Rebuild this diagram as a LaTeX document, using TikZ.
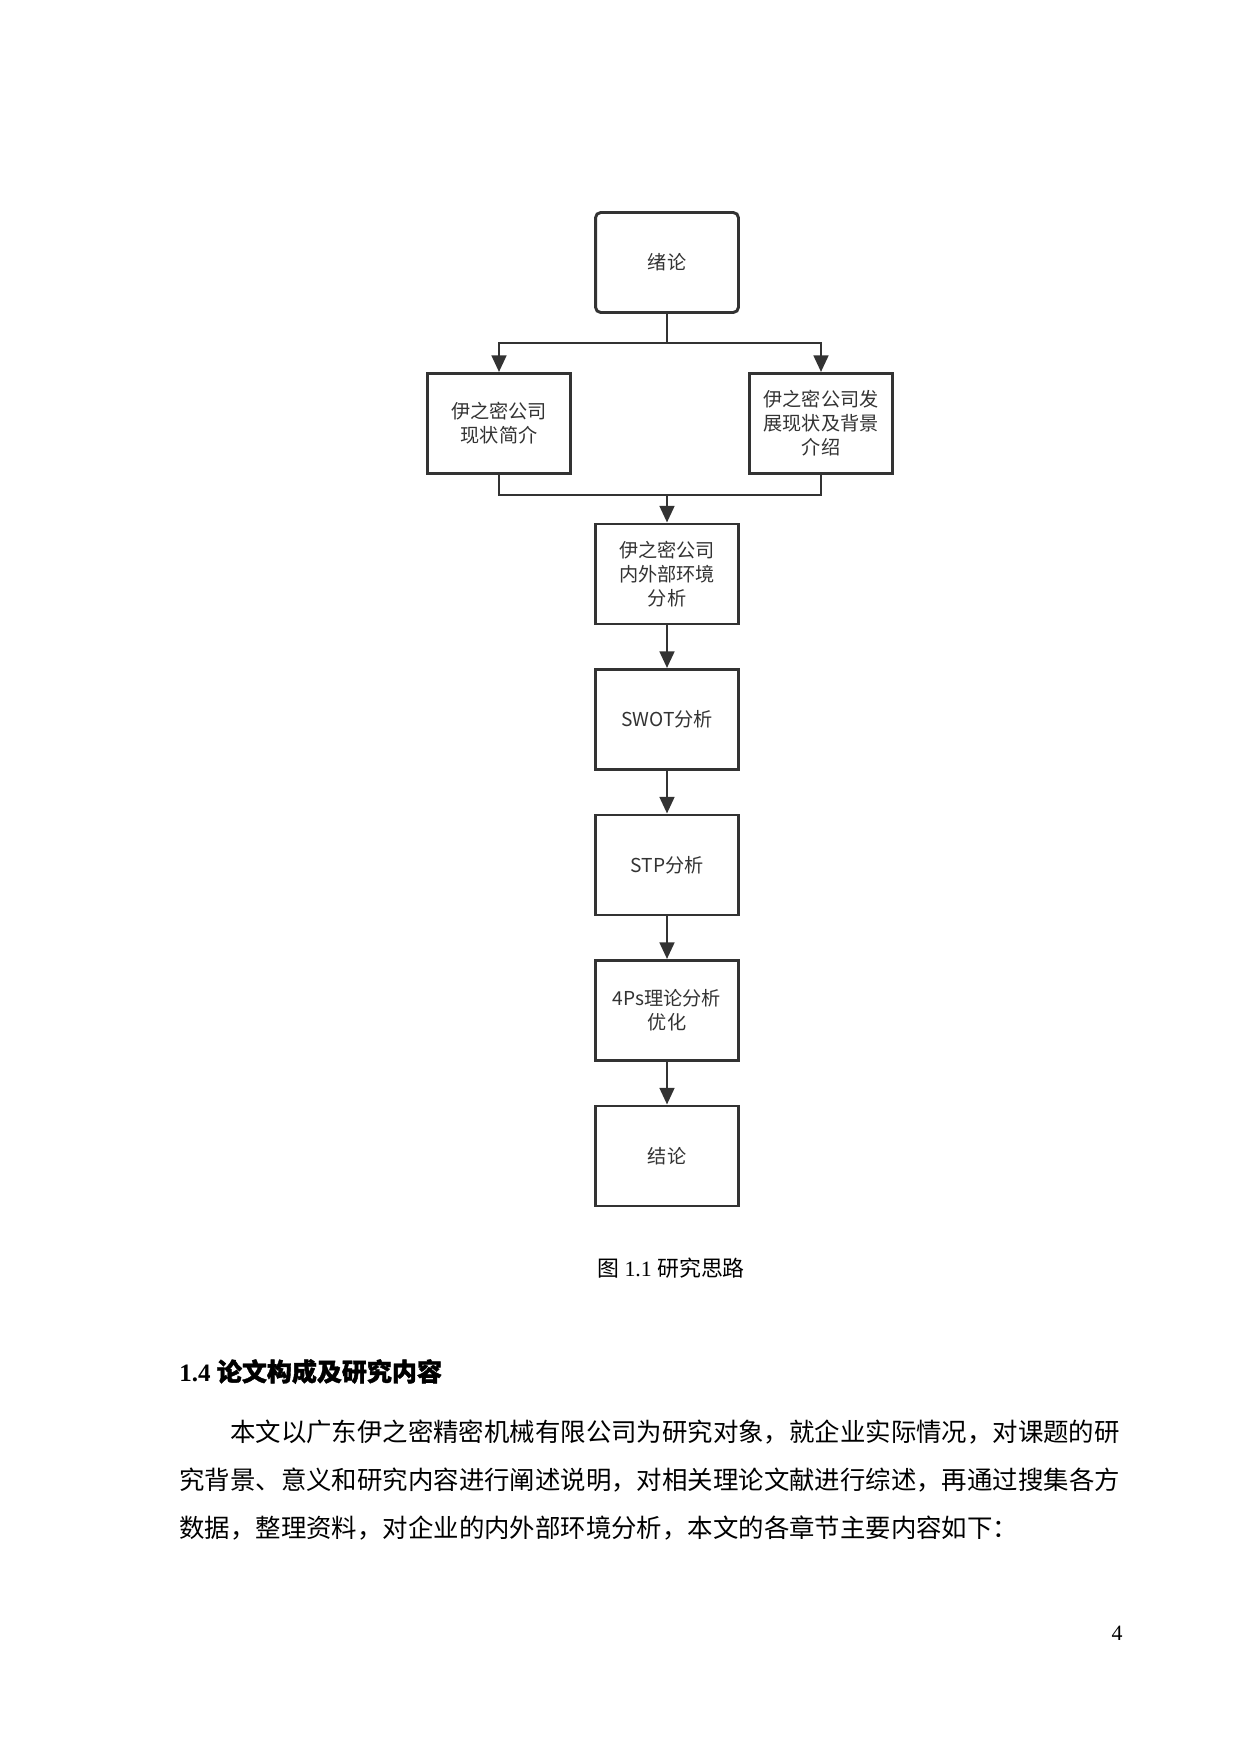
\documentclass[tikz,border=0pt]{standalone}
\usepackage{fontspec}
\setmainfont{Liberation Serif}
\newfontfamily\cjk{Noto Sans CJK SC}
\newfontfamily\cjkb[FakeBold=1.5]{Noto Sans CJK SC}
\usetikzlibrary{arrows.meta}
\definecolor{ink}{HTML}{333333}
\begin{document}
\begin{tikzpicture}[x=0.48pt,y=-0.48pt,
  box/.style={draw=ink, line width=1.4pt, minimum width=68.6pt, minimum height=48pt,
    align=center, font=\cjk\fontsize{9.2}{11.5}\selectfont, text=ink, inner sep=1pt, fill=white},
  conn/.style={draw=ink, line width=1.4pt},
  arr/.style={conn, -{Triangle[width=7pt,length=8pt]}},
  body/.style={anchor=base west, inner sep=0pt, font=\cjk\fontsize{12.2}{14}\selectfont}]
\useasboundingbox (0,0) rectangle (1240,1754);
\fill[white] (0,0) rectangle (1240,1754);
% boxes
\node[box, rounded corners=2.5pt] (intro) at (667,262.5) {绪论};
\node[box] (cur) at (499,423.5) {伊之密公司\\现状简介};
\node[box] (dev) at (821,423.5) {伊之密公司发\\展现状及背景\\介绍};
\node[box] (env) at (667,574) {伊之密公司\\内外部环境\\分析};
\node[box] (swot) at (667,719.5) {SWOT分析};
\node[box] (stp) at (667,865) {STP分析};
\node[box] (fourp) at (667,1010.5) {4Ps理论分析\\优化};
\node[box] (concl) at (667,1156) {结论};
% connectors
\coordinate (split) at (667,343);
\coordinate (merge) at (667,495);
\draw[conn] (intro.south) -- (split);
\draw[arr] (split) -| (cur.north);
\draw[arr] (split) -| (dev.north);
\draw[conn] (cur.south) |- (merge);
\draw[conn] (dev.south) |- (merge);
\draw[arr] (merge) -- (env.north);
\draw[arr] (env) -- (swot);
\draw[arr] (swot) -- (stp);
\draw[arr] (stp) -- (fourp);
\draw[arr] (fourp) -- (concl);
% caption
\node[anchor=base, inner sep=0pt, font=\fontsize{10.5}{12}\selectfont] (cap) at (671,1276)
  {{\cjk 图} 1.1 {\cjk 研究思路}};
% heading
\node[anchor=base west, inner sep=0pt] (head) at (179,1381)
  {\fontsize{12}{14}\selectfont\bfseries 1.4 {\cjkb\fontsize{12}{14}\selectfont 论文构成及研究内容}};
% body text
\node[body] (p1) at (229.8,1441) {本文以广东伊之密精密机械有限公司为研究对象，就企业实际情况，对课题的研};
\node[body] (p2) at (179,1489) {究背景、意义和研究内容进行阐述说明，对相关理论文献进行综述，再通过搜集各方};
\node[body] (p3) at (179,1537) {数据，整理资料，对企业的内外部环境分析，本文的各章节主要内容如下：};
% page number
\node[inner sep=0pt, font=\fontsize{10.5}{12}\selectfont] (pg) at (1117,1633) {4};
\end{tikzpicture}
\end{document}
====
WRITTEN TASK >>
Copy all the data exactly as written, but skip any picture.

RESULT OF THIS EXERCISE >>
Rebuild this diagram as a LaTeX document, using TikZ.
\documentclass[tikz,border=0pt]{standalone}
\usepackage{fontspec}
\setmainfont{Liberation Serif}
\newfontfamily\cjk{Noto Sans CJK SC}
\newfontfamily\cjkb[FakeBold=1.5]{Noto Sans CJK SC}
\usetikzlibrary{arrows.meta}
\definecolor{ink}{HTML}{333333}
\begin{document}
\begin{tikzpicture}[x=0.48pt,y=-0.48pt,
  box/.style={draw=ink, line width=1.4pt, minimum width=68.6pt, minimum height=48pt,
    align=center, font=\cjk\fontsize{9.2}{11.5}\selectfont, text=ink, inner sep=1pt, fill=white},
  conn/.style={draw=ink, line width=1.4pt},
  arr/.style={conn, -{Triangle[width=7pt,length=8pt]}},
  body/.style={anchor=base west, inner sep=0pt, font=\cjk\fontsize{12.2}{14}\selectfont}]
\useasboundingbox (0,0) rectangle (1240,1754);
\fill[white] (0,0) rectangle (1240,1754);
% boxes
\node[box, rounded corners=2.5pt] (intro) at (667,262.5) {绪论};
\node[box] (cur) at (499,423.5) {伊之密公司\\现状简介};
\node[box] (dev) at (821,423.5) {伊之密公司发\\展现状及背景\\介绍};
\node[box] (env) at (667,574) {伊之密公司\\内外部环境\\分析};
\node[box] (swot) at (667,719.5) {SWOT分析};
\node[box] (stp) at (667,865) {STP分析};
\node[box] (fourp) at (667,1010.5) {4Ps理论分析\\优化};
\node[box] (concl) at (667,1156) {结论};
% connectors
\coordinate (split) at (667,343);
\coordinate (merge) at (667,495);
\draw[conn] (intro.south) -- (split);
\draw[arr] (split) -| (cur.north);
\draw[arr] (split) -| (dev.north);
\draw[conn] (cur.south) |- (merge);
\draw[conn] (dev.south) |- (merge);
\draw[arr] (merge) -- (env.north);
\draw[arr] (env) -- (swot);
\draw[arr] (swot) -- (stp);
\draw[arr] (stp) -- (fourp);
\draw[arr] (fourp) -- (concl);
% caption
\node[anchor=base, inner sep=0pt, font=\fontsize{10.5}{12}\selectfont] (cap) at (671,1276)
  {{\cjk 图} 1.1 {\cjk 研究思路}};
% heading
\node[anchor=base west, inner sep=0pt] (head) at (179,1381)
  {\fontsize{12}{14}\selectfont\bfseries 1.4 {\cjkb\fontsize{12}{14}\selectfont 论文构成及研究内容}};
% body text
\node[body] (p1) at (229.8,1441) {本文以广东伊之密精密机械有限公司为研究对象，就企业实际情况，对课题的研};
\node[body] (p2) at (179,1489) {究背景、意义和研究内容进行阐述说明，对相关理论文献进行综述，再通过搜集各方};
\node[body] (p3) at (179,1537) {数据，整理资料，对企业的内外部环境分析，本文的各章节主要内容如下：};
% page number
\node[inner sep=0pt, font=\fontsize{10.5}{12}\selectfont] (pg) at (1117,1633) {4};
\end{tikzpicture}
\end{document}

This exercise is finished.